Input-Aware Dynamic Timestep Spiking Neural Networks for Efficient In-Memory Computing

TL;DR

This paper introduces an input-aware dynamic timestep method for Spiking Neural Networks that adaptively determines the number of timesteps during inference, significantly reducing energy consumption and latency on in-memory computing hardware.

Contribution

The paper proposes a novel dynamic timestep algorithm for SNNs that adapts to input complexity, improving efficiency without sacrificing accuracy.

Findings

Achieves similar accuracy with 1.46 timesteps versus 4 in static SNNs.

Reduces energy-delay-product by 80%.

Incur negligible computational overhead.

Abstract

Spiking Neural Networks (SNNs) have recently attracted widespread research interest as an efficient alternative to traditional Artificial Neural Networks (ANNs) because of their capability to process sparse and binary spike information and avoid expensive multiplication operations.
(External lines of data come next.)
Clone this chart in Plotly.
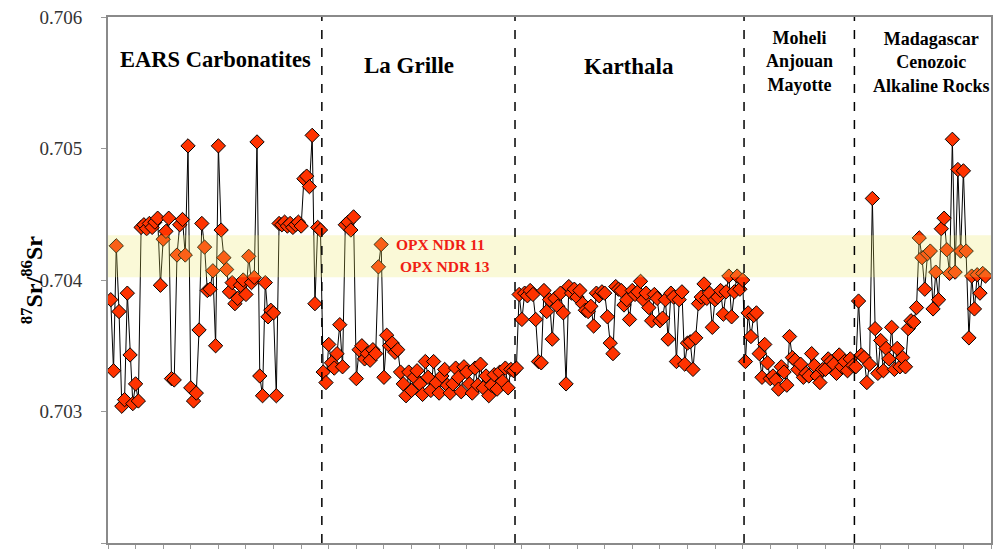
import plotly.graph_objects as go

# 87Sr/86Sr ratios, grouped by suite (in plotting order)
ears = [0.70385, 0.70331, 0.70426, 0.70376, 0.70304, 0.70309, 0.70390, 0.70343, 0.70306, 0.70321,
        0.70308, 0.70440, 0.70442, 0.70439, 0.70443, 0.70440, 0.70444, 0.70447, 0.70396, 0.70431,
        0.70437, 0.70447, 0.70325, 0.70324, 0.70419, 0.70442, 0.70446, 0.70419, 0.70502, 0.70318,
        0.70308, 0.70314, 0.70362, 0.70443, 0.70425, 0.70392, 0.70393, 0.70407, 0.70350, 0.70502,
        0.70438, 0.70417, 0.70408, 0.70391, 0.70398, 0.70382, 0.70386, 0.70396, 0.70400, 0.70389,
        0.70418, 0.70398, 0.70402, 0.70505, 0.70327, 0.70312, 0.70398, 0.70372, 0.70377, 0.70375,
        0.70312, 0.70443, 0.70442, 0.70444, 0.70441, 0.70443, 0.70440, 0.70442, 0.70444, 0.70441,
        0.70477, 0.70479, 0.70471, 0.70510, 0.70382, 0.70440, 0.70438]

la_grille = [0.70330, 0.70322, 0.70351, 0.70337, 0.70333, 0.70344, 0.70366, 0.70334, 0.70442, 0.70444,
             0.70438, 0.70448, 0.70325, 0.70347, 0.70350, 0.70340, 0.70344, 0.70339, 0.70347, 0.70344,
             0.70410, 0.70427, 0.70326, 0.70358, 0.70350, 0.70352, 0.70345, 0.70347, 0.70330,
             0.70321, 0.70312, 0.70330, 0.70316, 0.70326, 0.70331, 0.70321, 0.70313, 0.70338, 0.70326,
             0.70316, 0.70338, 0.70322, 0.70314, 0.70327, 0.70332, 0.70320, 0.70314, 0.70321, 0.70333,
             0.70326, 0.70315, 0.70334, 0.70330, 0.70321, 0.70314, 0.70333, 0.70320, 0.70336, 0.70318,
             0.70327, 0.70312, 0.70320, 0.70328, 0.70317, 0.70330, 0.70323, 0.70333, 0.70318, 0.70332,
             0.70331]

karthala = [0.70333, 0.70389, 0.70370, 0.70390, 0.70388, 0.70392, 0.70389, 0.70370, 0.70338, 0.70337,
            0.70392, 0.70376, 0.70385, 0.70355, 0.70386, 0.70380, 0.70390, 0.70375, 0.70321, 0.70395,
            0.70390, 0.70393, 0.70387, 0.70392, 0.70382, 0.70377, 0.70376, 0.70380, 0.70365, 0.70390,
            0.70388, 0.70391, 0.70390, 0.70372, 0.70352, 0.70344, 0.70395, 0.70393, 0.70392, 0.70381,
            0.70385, 0.70370, 0.70392, 0.70389, 0.70391, 0.70399, 0.70385, 0.70390, 0.70379, 0.70369,
            0.70389, 0.70386, 0.70369, 0.70371, 0.70385, 0.70355, 0.70390, 0.70387, 0.70338, 0.70385,
            0.70391, 0.70336, 0.70352, 0.70353, 0.70332, 0.70356, 0.70382, 0.70387, 0.70397, 0.70386,
            0.70390, 0.70364, 0.70385, 0.70387, 0.70392, 0.70374, 0.70391, 0.70403, 0.70372, 0.70391,
            0.70403, 0.70393, 0.70400]

comoros = [0.70338, 0.70375, 0.70357, 0.70373, 0.70375, 0.70344, 0.70326, 0.70351, 0.70337, 0.70325,
           0.70327, 0.70324, 0.70317, 0.70334, 0.70330, 0.70320, 0.70357, 0.70341, 0.70339, 0.70332,
           0.70336, 0.70326, 0.70329, 0.70327, 0.70344, 0.70335, 0.70327, 0.70322, 0.70332, 0.70332,
           0.70340, 0.70338, 0.70336, 0.70329, 0.70343, 0.70334, 0.70338, 0.70331, 0.70340, 0.70335]

madagascar = [0.70334, 0.70384, 0.70343, 0.70341, 0.70322, 0.70336, 0.70462, 0.70363, 0.70329, 0.70354,
              0.70331, 0.70348, 0.70340, 0.70364, 0.70332, 0.70348, 0.70334, 0.70341, 0.70334, 0.70363,
              0.70369, 0.70368, 0.70379, 0.70432, 0.70417, 0.70393, 0.70420, 0.70422, 0.70378, 0.70406,
              0.70385, 0.70439, 0.70447, 0.70423, 0.70405, 0.70507, 0.70406, 0.70484, 0.70422, 0.70483,
              0.70422, 0.70356, 0.70403, 0.70378, 0.70404, 0.70390, 0.70405, 0.70403]

groups = [ears, la_grille, karthala, comoros, madagascar]
group_labels = ["EARS Carbonatites", "La Grille", "Karthala",
                "Moheli<br>Anjouan<br>Mayotte", "Madagascar<br>Cenozoic<br>Alkaline Rocks"]
y_ticks = [0.702, 0.703, 0.704, 0.705, 0.706]
band = (0.70402, 0.70434)
opx_labels = ["OPX NDR 11", "OPX NDR 13"]

values = [v for g in groups for v in g]
xs = list(range(1, len(values) + 1))

# group boundaries (half-way between last and first sample of adjacent suites)
bounds = []
n = 0
for g in groups[:-1]:
    n += len(g)
    bounds.append(n + 0.5)

SERIF = "Liberation Serif, Times New Roman, serif"

fig = go.Figure()
fig.add_trace(go.Scatter(
    x=xs, y=values, mode="lines+markers",
    line=dict(color="black", width=1),
    marker=dict(symbol="diamond", size=11, color="#ff3300",
                line=dict(color="black", width=1)),
    hoverinfo="y", showlegend=False,
))

shapes = [dict(type="rect", xref="paper", yref="y", x0=0, x1=1, y0=band[0], y1=band[1],
               fillcolor="rgba(235,231,95,0.25)", line=dict(width=0), layer="above")]
for b in bounds:
    shapes.append(dict(type="line", xref="x", yref="paper", x0=b, x1=b, y0=0, y1=1,
                       line=dict(color="black", width=1.5, dash="dash"), layer="above"))

annotations = []
label_pos = [(38.8, 0.70568, 22.5), (109, 0.70563, 23), (188.7, 0.70562, 23),
             (250.5, 0.705665, 18), (298.5, 0.705655, 18)]
for text, (x, y, s) in zip(group_labels, label_pos):
    annotations.append(dict(x=x, y=y, xref="x", yref="y", text="<b>%s</b>" % text,
                            showarrow=False, font=dict(family=SERIF, size=s, color="black"),
                            align="center", xanchor="center", yanchor="middle"))

# the two orthopyroxene samples of La Grille (samples 21 and 22 of that suite)
i13 = len(ears) + 21
i11 = len(ears) + 22
annotations.append(dict(x=i11 + 4.5, y=values[i11 - 1], xref="x", yref="y",
                        text="<b>%s</b>" % opx_labels[0], showarrow=False, xanchor="left",
                        font=dict(family=SERIF, size=15.5, color="#f01e14")))
annotations.append(dict(x=i13 + 7.0, y=values[i13 - 1], xref="x", yref="y",
                        text="<b>%s</b>" % opx_labels[1], showarrow=False, xanchor="left",
                        font=dict(family=SERIF, size=15.5, color="#f01e14")))

annotations.append(dict(x=-0.105, y=0.5, xref="paper", yref="paper", textangle=-90,
                        text="<b><sup>87</sup>Sr/<sup>86</sup>Sr</b>", showarrow=False,
                        font=dict(family=SERIF, size=24, color="black")))

fig.update_layout(
    width=994, height=550,
    margin=dict(l=108, r=1, t=17, b=7),
    plot_bgcolor="white", paper_bgcolor="white",
    shapes=shapes, annotations=annotations,
    xaxis=dict(range=[0, 320], dtick=10, tick0=0, showticklabels=False, ticks="outside",
               ticklen=4, tickcolor="#999", showgrid=False, zeroline=False,
               showline=True, linecolor="#8a8a8a", linewidth=2, mirror=True),
    yaxis=dict(range=[0.702, 0.706], tickvals=y_ticks, ticktext=["%.3f" % v for v in y_ticks],
               ticks="outside", ticklen=5, tickcolor="#999", showgrid=False, zeroline=False,
               showline=True, linecolor="#8a8a8a", linewidth=2, mirror=True,
               ticklabelstandoff=15,
               tickfont=dict(family=SERIF, size=19, color="#333")),
)

fig.write_html("out.html")
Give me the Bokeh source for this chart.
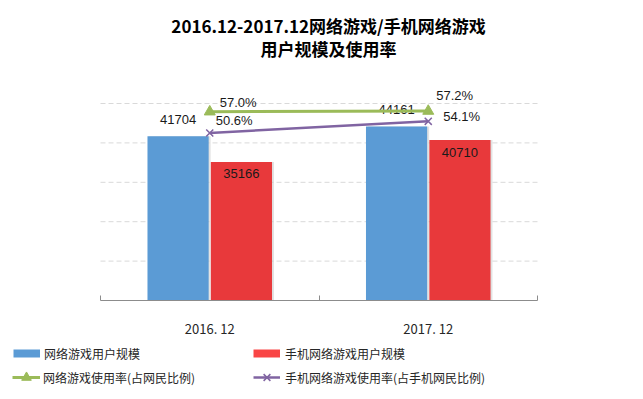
from bokeh.plotting import figure
from bokeh.layouts import column
from bokeh.models import (Range1d, Legend, LegendItem, Label, LinearAxis,
                          ColumnDataSource, FixedTicker)
from bokeh.transform import dodge
from bokeh.core.properties import value
from bokeh.embed import file_html
from bokeh.resources import INLINE

# ---------------- data ----------------
periods = ["2016. 12", "2017. 12"]
game_users = [41704, 44161]            # 网络游戏用户规模 (万)
mobile_game_users = [35166, 40710]     # 手机网络游戏用户规模 (万)
game_rate = [57.0, 57.2]               # 网络游戏使用率 (%)
mobile_game_rate = [50.6, 54.1]        # 手机网络游戏使用率 (%)
grid_ticks = [10000, 20000, 30000, 40000, 50000]
title_lines = ["2016.12-2017.12网络游戏/手机网络游戏", "用户规模及使用率"]
legend_labels = ["网络游戏用户规模", "手机网络游戏用户规模",
                 "网络游戏使用率(占网民比例)", "手机网络游戏使用率(占手机网民比例)"]

# ---------------- style / layout ----------------
BLUE = "#5B9BD5"
RED = "#E8393B"
RED_SW = "#F94545"
GREEN = "#9BBB59"
PURPLE = "#8064A2"
AXC = "#8c8c8c"
TXT = "#1a1a1a"
CJK = "Noto Sans CJK SC"
NUM = "Liberation Sans"

W = 643
FRAME_H = 300          # frame: canvas top down to the axis line
AXIS_B = 40            # space for the category labels
LEG_H = 399 - FRAME_H - AXIS_B
PX_PER_CAT = 218.5     # horizontal size of one category slot
X0 = -100 / PX_PER_CAT
X1 = len(periods) + 106 / PX_PER_CAT
Y_TOP = 76142          # left scale value at canvas top
R_TOP = 90.6           # percent scale value at canvas top

ncat = len(periods)
cat_x = [i + 0.5 for i in range(ncat)]

p = figure(width=W, height=FRAME_H + AXIS_B,
           x_range=Range1d(X0, X1), y_range=Range1d(0, Y_TOP),
           output_backend="svg", toolbar_location=None,
           x_axis_location=None, y_axis_location=None,
           min_border_left=0, min_border_right=0,
           min_border_top=0, min_border_bottom=AXIS_B)
p.extra_y_ranges = {"rate": Range1d(0, R_TOP)}
p.outline_line_color = None
p.xgrid.visible = False
p.ygrid.visible = False

xa = LinearAxis(ticker=FixedTicker(ticks=cat_x, minor_ticks=list(range(ncat + 1))),
                bounds=(0, ncat))
xa.major_label_overrides = {c: lab for c, lab in zip(cat_x, periods)}
xa.axis_line_color = AXC
xa.major_tick_line_color = None
xa.minor_tick_line_color = AXC
xa.minor_tick_in = 5
xa.minor_tick_out = 0
xa.major_label_text_font = CJK
xa.major_label_text_font_size = "13px"
xa.major_label_text_color = "#262626"
xa.major_label_standoff = 12
p.add_layout(xa, "below")

# dashed gridlines across the category slots
p.segment(x0=[0] * len(grid_ticks), x1=[ncat] * len(grid_ticks),
          y0=grid_ticks, y1=grid_ticks, line_color="#d9d9d9",
          line_dash="5 3", line_width=1)

src = ColumnDataSource(dict(
    cx=cat_x, game=game_users, mobile=mobile_game_users,
    game_rate=game_rate, mobile_rate=mobile_game_rate,
    game_lbl=[str(v) for v in game_users],
    mobile_lbl=[str(v) for v in mobile_game_users],
    game_rate_lbl=["%.1f%%" % v for v in game_rate],
    mobile_rate_lbl=["%.1f%%" % v for v in mobile_game_rate],
    # label offsets (screen px) - layout only
    gdx=[10, 8], gdy=[-9, -16],
    mdx=[6, 15], mdy=[-12, -5],
))

BW = 0.28
OFF = 0.145
SH = 0.009
# shadows
p.vbar(x=dodge("cx", -OFF + SH), top="game", width=BW, source=src,
       fill_color="#bfbfbf", fill_alpha=0.45, line_color=None)
p.vbar(x=dodge("cx", OFF + SH), top="mobile", width=BW, source=src,
       fill_color="#bfbfbf", fill_alpha=0.45, line_color=None)
# bars
p.vbar(x=dodge("cx", -OFF), top="game", width=BW, source=src,
       fill_color=BLUE, line_color=None)
p.vbar(x=dodge("cx", OFF), top="mobile", width=BW, source=src,
       fill_color=RED, line_color=None)

# bar labels
p.text(x=dodge("cx", -OFF), y="game", text="game_lbl", source=src,
       text_align="center", text_baseline="middle", y_offset=-17,
       text_font=value(NUM), text_font_size="13px", text_color=TXT)
p.text(x=dodge("cx", OFF), y="mobile", text="mobile_lbl", source=src,
       text_align="center", text_baseline="middle", y_offset=12,
       text_font=value(NUM), text_font_size="13px", text_color=TXT)

# lines
gl = p.line(x="cx", y="game_rate", source=src, y_range_name="rate",
            line_color=GREEN, line_width=3)
gs = p.scatter(x="cx", y="game_rate", source=src, y_range_name="rate",
               marker="triangle", size=11, fill_color=GREEN, line_color=GREEN)
ml = p.line(x="cx", y="mobile_rate", source=src, y_range_name="rate",
            line_color=PURPLE, line_width=2.5)
ms = p.scatter(x="cx", y="mobile_rate", source=src, y_range_name="rate",
               marker="x", size=10, line_color=PURPLE, line_width=1.5)

p.text(x="cx", y="game_rate", text="game_rate_lbl", source=src,
       y_range_name="rate", x_offset="gdx", y_offset="gdy",
       text_align="left", text_baseline="middle",
       text_font=value(NUM), text_font_size="13px", text_color=TXT)
p.text(x="cx", y="mobile_rate", text="mobile_rate_lbl", source=src,
       y_range_name="rate", x_offset="mdx", y_offset="mdy",
       text_align="left", text_baseline="middle",
       text_font=value(NUM), text_font_size="13px", text_color=TXT)

# title (screen units relative to the frame's bottom-left)
for txt, yy in zip(title_lines, [FRAME_H - 25, FRAME_H - 48]):
    p.add_layout(Label(x=328, y=yy, x_units="screen", y_units="screen",
                       text=txt, text_align="center", text_baseline="middle",
                       text_font=CJK, text_font_size="17px",
                       text_font_style="bold", text_color="#000000"))

# ---------------- legend strip ----------------
lf = figure(width=W, height=LEG_H, x_range=Range1d(0, 1), y_range=Range1d(0, 1),
            output_backend="svg", toolbar_location=None,
            x_axis_location=None, y_axis_location=None,
            min_border=0, min_border_left=0, min_border_right=0,
            min_border_top=0, min_border_bottom=0)
lf.outline_line_color = None
lf.xgrid.visible = False
lf.ygrid.visible = False

off = dict(x=[-10], y=[-10])   # swatch renderers sit outside the view
bsw = lf.line(**off, line_color=BLUE, line_width=8)
rsw = lf.line(**off, line_color=RED_SW, line_width=8)
gsw_l = lf.line(**off, line_color=GREEN, line_width=3)
gsw_m = lf.scatter(**off, marker="triangle", fill_color=GREEN, line_color=GREEN)
psw_l = lf.line(**off, line_color=PURPLE, line_width=2.5)
psw_m = lf.scatter(**off, marker="x", line_color=PURPLE, line_width=1.5)


def add_leg(label, rends, loc, gw, standoff):
    lg = Legend(items=[LegendItem(label=label, renderers=rends)],
                location=loc, glyph_width=gw, glyph_height=24,
                label_height=24, label_standoff=standoff, padding=0,
                margin=0, spacing=0, border_line_color=None,
                background_fill_alpha=0, label_text_font=CJK,
                label_text_font_size="12px", label_text_color="#262626")
    lf.add_layout(lg, "center")


add_leg(legend_labels[0], [bsw], (13, LEG_H - 25), 27, 4)
add_leg(legend_labels[1], [rsw], (253, LEG_H - 25), 27, 5)
add_leg(legend_labels[2], [gsw_l, gsw_m], (12, LEG_H - 49), 28, 3)
add_leg(legend_labels[3], [psw_l, psw_m], (253, LEG_H - 49), 27, 5)

layout = column(p, lf, spacing=0)
open("out.html", "w").write(file_html(layout, INLINE))
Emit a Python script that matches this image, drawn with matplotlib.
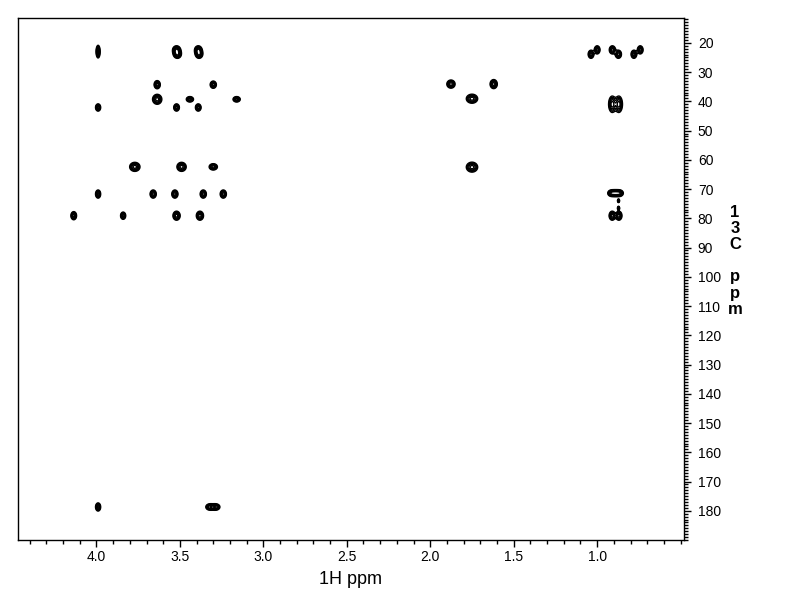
import numpy as np
import matplotlib
matplotlib.use("Agg")
import matplotlib.pyplot as plt
from matplotlib.ticker import MultipleLocator, FormatStrFormatter

# Peak list (1H ppm, 13C ppm, 1H half-width, 13C half-width)
peak_h = [3.99, 3.520, 3.515, 3.390, 3.385,
          1.037, 1.000, 0.909, 0.873, 0.780, 0.742,
          3.636, 3.300, 1.876, 1.620,
          3.636, 3.440, 3.160, 1.750,
          3.990, 3.520, 3.390, 0.910, 0.870,
          3.770, 3.490, 3.300, 1.750,
          3.990, 3.660, 3.530, 3.360, 3.240, 0.915, 0.890, 0.865,
          4.136, 3.840, 3.520, 3.380, 0.910, 0.870, 0.872, 0.872,
          3.990, 3.320, 3.285]
peak_c = [23.0, 22.4, 23.9, 22.4, 23.9,
          23.9, 22.4, 22.4, 23.9, 23.9, 22.4,
          34.3, 34.3, 34.1, 34.1,
          39.3, 39.3, 39.3, 39.1,
          42.1, 42.1, 42.1, 41.0, 41.0,
          62.4, 62.4, 62.4, 62.5,
          71.7, 71.7, 71.7, 71.7, 71.7, 71.4, 71.4, 71.4,
          79.1, 79.1, 79.1, 79.1, 79.1, 79.1, 74.0, 76.5,
          178.7, 178.7, 178.7]
width_h = [0.008, 0.015, 0.015, 0.014, 0.014,
           0.011, 0.011, 0.012, 0.012, 0.011, 0.011,
           0.012, 0.012, 0.016, 0.014,
           0.018, 0.014, 0.014, 0.022,
           0.010, 0.011, 0.011, 0.014, 0.014,
           0.020, 0.018, 0.016, 0.022,
           0.010, 0.012, 0.012, 0.012, 0.012, 0.014, 0.014, 0.014,
           0.011, 0.010, 0.014, 0.014, 0.012, 0.012, 0.004, 0.004,
           0.010, 0.016, 0.016]
width_c = [1.4, 0.9, 0.9, 0.9, 0.9,
           0.9, 0.9, 0.9, 0.9, 0.9, 0.9,
           0.9, 0.8, 0.9, 1.0,
           1.1, 0.6, 0.6, 1.0,
           0.8, 0.8, 0.8, 1.8, 1.8,
           1.0, 1.0, 0.7, 1.1,
           0.9, 0.9, 0.9, 0.9, 0.9, 0.7, 0.7, 0.7,
           0.9, 0.8, 1.0, 1.0, 1.0, 1.0, 0.4, 0.4,
           0.9, 0.7, 0.7]

x_ticks = [4.0, 3.5, 3.0, 2.5, 2.0, 1.5, 1.0]
y_ticks = [20, 30, 40, 50, 60, 70, 80, 90, 100, 110, 120, 130, 140, 150, 160, 170, 180]

xlim = (4.47, 0.48)
ylim = (190.0, 11.5)

plt.rcParams['font.family'] = ['Liberation Sans Narrow', 'Liberation Sans', 'DejaVu Sans']

fig = plt.figure(figsize=(7.92, 6.12), dpi=100)
ax = fig.add_axes([0.0227, 0.1176, 0.8409, 0.853])

# build the 2D surface from the peak list
xs = np.linspace(xlim[1], xlim[0], 1600)
ys = np.linspace(ylim[1], ylim[0], 1100)
X, Y = np.meshgrid(xs, ys)
Z = np.zeros_like(X)
for h, c, wh, wc in zip(peak_h, peak_c, width_h, width_c):
    Z += np.exp(-0.5 * (((X - h) / wh) ** 2 + ((Y - c) / wc) ** 2))

ax.contour(X, Y, Z, levels=[0.3, 0.42, 0.55, 0.7, 0.88, 1.1],
           colors='black', linewidths=1.0)

ax.set_xlim(*xlim)
ax.set_ylim(*ylim)

ax.xaxis.set_minor_locator(MultipleLocator(0.1))
ax.xaxis.set_major_formatter(FormatStrFormatter('%.1f'))
ax.set_xticks(x_ticks)
ax.yaxis.tick_right()
ax.set_yticks(y_ticks)
ax.yaxis.set_minor_locator(MultipleLocator(1))

ax.tick_params(axis='x', which='major', length=5, width=1, direction='out', labelsize=10, pad=2)
ax.tick_params(axis='x', which='minor', length=3, width=1, direction='out')
ax.tick_params(axis='y', which='major', length=5, width=1, direction='out', labelsize=10, pad=5)
ax.tick_params(axis='y', which='minor', length=3, width=1, direction='out')

for s in ax.spines.values():
    s.set_linewidth(1)

ax.set_xlabel('1H ppm', fontsize=13, labelpad=5)
fig.text(0.928, 0.574, "1\n3\nC\n\np\np\nm", fontsize=12, ha='center', va='center',
         linespacing=1.1, fontweight='bold')

fig.savefig('out.png', dpi=100)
Although the efficiency of SNNs can be realized on the In-Memory Computing (IMC) architecture, we show that the energy cost and latency of SNNs scale linearly with the number of timesteps used on IMC hardware. Therefore, in order to maximize the efficiency of SNNs, we propose input-aware Dynamic Timestep SNN (DT-SNN), a novel algorithmic solution to dynamically determine the number of timesteps during inference on an input-dependent basis. By calculating the entropy of the accumulated output after each timestep, we can compare it to a predefined threshold and decide if the information processed at the current timestep is sufficient for a confident prediction. We deploy DT-SNN on an IMC architecture and show that it incurs negligible computational overhead. We demonstrate that our method only uses 1.46 average timesteps to achieve the accuracy of a 4-timestep static SNN while reducing the energy-delay-product by 80%.